++++ RECORD LIST ++++

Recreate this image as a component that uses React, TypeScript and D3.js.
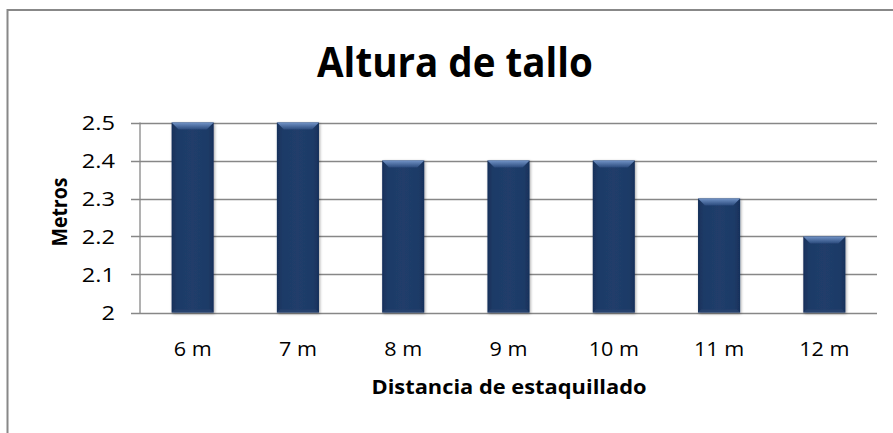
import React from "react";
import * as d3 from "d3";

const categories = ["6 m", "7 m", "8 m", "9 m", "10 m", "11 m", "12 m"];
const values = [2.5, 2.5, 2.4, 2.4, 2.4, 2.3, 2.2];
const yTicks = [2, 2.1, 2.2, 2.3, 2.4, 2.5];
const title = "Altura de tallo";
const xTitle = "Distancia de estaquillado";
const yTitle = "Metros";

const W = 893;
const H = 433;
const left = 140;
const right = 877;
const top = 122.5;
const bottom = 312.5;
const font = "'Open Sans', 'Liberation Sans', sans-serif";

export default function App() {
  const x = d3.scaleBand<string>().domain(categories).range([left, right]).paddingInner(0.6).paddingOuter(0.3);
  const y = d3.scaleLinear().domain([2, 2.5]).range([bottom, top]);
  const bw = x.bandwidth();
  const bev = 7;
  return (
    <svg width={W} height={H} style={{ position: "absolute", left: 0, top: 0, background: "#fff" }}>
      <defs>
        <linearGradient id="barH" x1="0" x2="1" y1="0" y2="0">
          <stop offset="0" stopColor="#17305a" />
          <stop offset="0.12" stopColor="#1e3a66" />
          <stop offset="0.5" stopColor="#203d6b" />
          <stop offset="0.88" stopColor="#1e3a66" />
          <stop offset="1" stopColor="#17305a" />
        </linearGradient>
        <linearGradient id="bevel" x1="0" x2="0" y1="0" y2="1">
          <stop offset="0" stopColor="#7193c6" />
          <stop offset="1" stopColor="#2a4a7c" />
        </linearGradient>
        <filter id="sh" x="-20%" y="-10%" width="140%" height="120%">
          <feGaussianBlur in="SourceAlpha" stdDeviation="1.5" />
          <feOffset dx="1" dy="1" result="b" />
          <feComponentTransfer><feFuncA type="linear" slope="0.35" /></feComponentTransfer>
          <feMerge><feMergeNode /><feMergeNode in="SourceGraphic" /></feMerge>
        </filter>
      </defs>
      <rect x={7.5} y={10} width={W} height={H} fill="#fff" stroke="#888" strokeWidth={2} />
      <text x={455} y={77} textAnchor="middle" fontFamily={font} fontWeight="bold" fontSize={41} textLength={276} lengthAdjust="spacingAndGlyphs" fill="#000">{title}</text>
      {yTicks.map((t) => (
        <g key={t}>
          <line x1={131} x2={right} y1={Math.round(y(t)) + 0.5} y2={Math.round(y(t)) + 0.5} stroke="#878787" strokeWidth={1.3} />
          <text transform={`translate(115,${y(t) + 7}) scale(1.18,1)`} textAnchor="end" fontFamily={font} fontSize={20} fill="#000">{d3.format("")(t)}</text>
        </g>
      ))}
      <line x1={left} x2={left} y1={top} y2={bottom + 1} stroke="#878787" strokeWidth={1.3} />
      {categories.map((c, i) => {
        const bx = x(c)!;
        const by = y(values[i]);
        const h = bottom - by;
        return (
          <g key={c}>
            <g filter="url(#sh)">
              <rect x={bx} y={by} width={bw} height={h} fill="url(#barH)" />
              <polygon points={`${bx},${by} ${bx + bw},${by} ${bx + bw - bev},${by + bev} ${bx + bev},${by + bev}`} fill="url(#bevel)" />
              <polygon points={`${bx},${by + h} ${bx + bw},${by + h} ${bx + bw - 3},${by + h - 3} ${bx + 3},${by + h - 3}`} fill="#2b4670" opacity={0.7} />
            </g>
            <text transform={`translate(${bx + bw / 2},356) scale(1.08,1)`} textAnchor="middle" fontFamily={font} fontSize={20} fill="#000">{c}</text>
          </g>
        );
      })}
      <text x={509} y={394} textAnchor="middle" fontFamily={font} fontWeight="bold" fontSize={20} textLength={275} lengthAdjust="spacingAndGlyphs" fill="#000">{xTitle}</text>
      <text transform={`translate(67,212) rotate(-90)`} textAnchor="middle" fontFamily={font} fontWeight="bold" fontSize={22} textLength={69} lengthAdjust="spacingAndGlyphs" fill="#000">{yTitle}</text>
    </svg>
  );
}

++++
++++ RECORD LIST ++++

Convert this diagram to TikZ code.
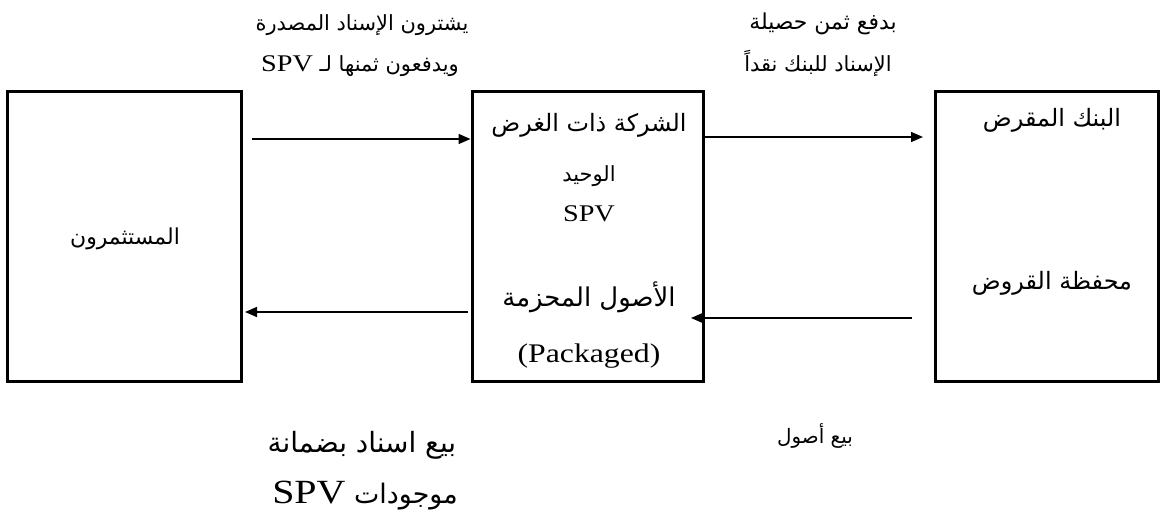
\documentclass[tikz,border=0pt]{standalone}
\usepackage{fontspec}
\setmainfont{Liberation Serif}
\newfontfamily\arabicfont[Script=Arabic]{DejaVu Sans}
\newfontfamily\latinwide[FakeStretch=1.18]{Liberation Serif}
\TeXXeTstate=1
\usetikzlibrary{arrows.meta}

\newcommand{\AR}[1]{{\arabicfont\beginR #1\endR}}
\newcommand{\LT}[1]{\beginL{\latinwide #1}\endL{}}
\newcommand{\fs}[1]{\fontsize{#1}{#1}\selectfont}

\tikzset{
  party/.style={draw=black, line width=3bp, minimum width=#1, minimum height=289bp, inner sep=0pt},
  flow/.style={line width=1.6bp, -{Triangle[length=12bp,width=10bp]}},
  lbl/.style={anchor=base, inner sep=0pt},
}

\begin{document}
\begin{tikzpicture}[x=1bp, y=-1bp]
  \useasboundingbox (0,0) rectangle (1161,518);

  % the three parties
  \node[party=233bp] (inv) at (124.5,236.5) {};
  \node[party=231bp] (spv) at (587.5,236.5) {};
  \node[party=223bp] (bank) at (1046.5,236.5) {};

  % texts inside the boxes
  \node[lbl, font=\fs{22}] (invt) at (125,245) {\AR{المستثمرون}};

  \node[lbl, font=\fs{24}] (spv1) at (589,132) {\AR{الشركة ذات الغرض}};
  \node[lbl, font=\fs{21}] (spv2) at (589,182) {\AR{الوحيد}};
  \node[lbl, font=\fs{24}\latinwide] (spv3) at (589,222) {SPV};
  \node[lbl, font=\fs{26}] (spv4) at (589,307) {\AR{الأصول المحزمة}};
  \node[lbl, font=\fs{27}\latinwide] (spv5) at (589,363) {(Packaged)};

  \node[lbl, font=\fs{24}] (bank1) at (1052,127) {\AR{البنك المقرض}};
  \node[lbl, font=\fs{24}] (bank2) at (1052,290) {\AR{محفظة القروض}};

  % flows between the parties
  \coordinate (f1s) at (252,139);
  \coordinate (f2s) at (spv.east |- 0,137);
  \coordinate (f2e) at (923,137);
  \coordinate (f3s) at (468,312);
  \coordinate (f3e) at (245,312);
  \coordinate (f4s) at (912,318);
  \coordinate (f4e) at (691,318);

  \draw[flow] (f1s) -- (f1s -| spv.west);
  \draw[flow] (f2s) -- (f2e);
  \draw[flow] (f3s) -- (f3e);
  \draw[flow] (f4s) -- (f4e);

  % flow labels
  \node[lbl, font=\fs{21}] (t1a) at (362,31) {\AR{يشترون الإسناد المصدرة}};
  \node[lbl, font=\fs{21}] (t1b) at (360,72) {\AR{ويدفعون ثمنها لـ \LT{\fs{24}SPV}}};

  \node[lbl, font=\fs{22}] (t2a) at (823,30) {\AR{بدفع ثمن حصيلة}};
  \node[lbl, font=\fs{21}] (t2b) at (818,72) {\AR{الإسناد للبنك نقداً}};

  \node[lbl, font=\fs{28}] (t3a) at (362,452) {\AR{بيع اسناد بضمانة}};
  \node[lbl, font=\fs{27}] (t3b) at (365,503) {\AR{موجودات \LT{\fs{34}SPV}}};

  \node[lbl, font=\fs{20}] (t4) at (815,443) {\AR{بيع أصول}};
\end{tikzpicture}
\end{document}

++++

*PROBLEM TO SOLVE:* Extract exactly, and only, the lines from the one with "Convert this diagram to TikZ code." to the one with "(bank2) at (1052,290)", both ends counted. Leave the images behind.

*THE OUTPUT:*
Convert this diagram to TikZ code.
\documentclass[tikz,border=0pt]{standalone}
\usepackage{fontspec}
\setmainfont{Liberation Serif}
\newfontfamily\arabicfont[Script=Arabic]{DejaVu Sans}
\newfontfamily\latinwide[FakeStretch=1.18]{Liberation Serif}
\TeXXeTstate=1
\usetikzlibrary{arrows.meta}

\newcommand{\AR}[1]{{\arabicfont\beginR #1\endR}}
\newcommand{\LT}[1]{\beginL{\latinwide #1}\endL{}}
\newcommand{\fs}[1]{\fontsize{#1}{#1}\selectfont}

\tikzset{
  party/.style={draw=black, line width=3bp, minimum width=#1, minimum height=289bp, inner sep=0pt},
  flow/.style={line width=1.6bp, -{Triangle[length=12bp,width=10bp]}},
  lbl/.style={anchor=base, inner sep=0pt},
}

\begin{document}
\begin{tikzpicture}[x=1bp, y=-1bp]
  \useasboundingbox (0,0) rectangle (1161,518);

  % the three parties
  \node[party=233bp] (inv) at (124.5,236.5) {};
  \node[party=231bp] (spv) at (587.5,236.5) {};
  \node[party=223bp] (bank) at (1046.5,236.5) {};

  % texts inside the boxes
  \node[lbl, font=\fs{22}] (invt) at (125,245) {\AR{المستثمرون}};

  \node[lbl, font=\fs{24}] (spv1) at (589,132) {\AR{الشركة ذات الغرض}};
  \node[lbl, font=\fs{21}] (spv2) at (589,182) {\AR{الوحيد}};
  \node[lbl, font=\fs{24}\latinwide] (spv3) at (589,222) {SPV};
  \node[lbl, font=\fs{26}] (spv4) at (589,307) {\AR{الأصول المحزمة}};
  \node[lbl, font=\fs{27}\latinwide] (spv5) at (589,363) {(Packaged)};

  \node[lbl, font=\fs{24}] (bank1) at (1052,127) {\AR{البنك المقرض}};
  \node[lbl, font=\fs{24}] (bank2) at (1052,290) {\AR{محفظة القروض}};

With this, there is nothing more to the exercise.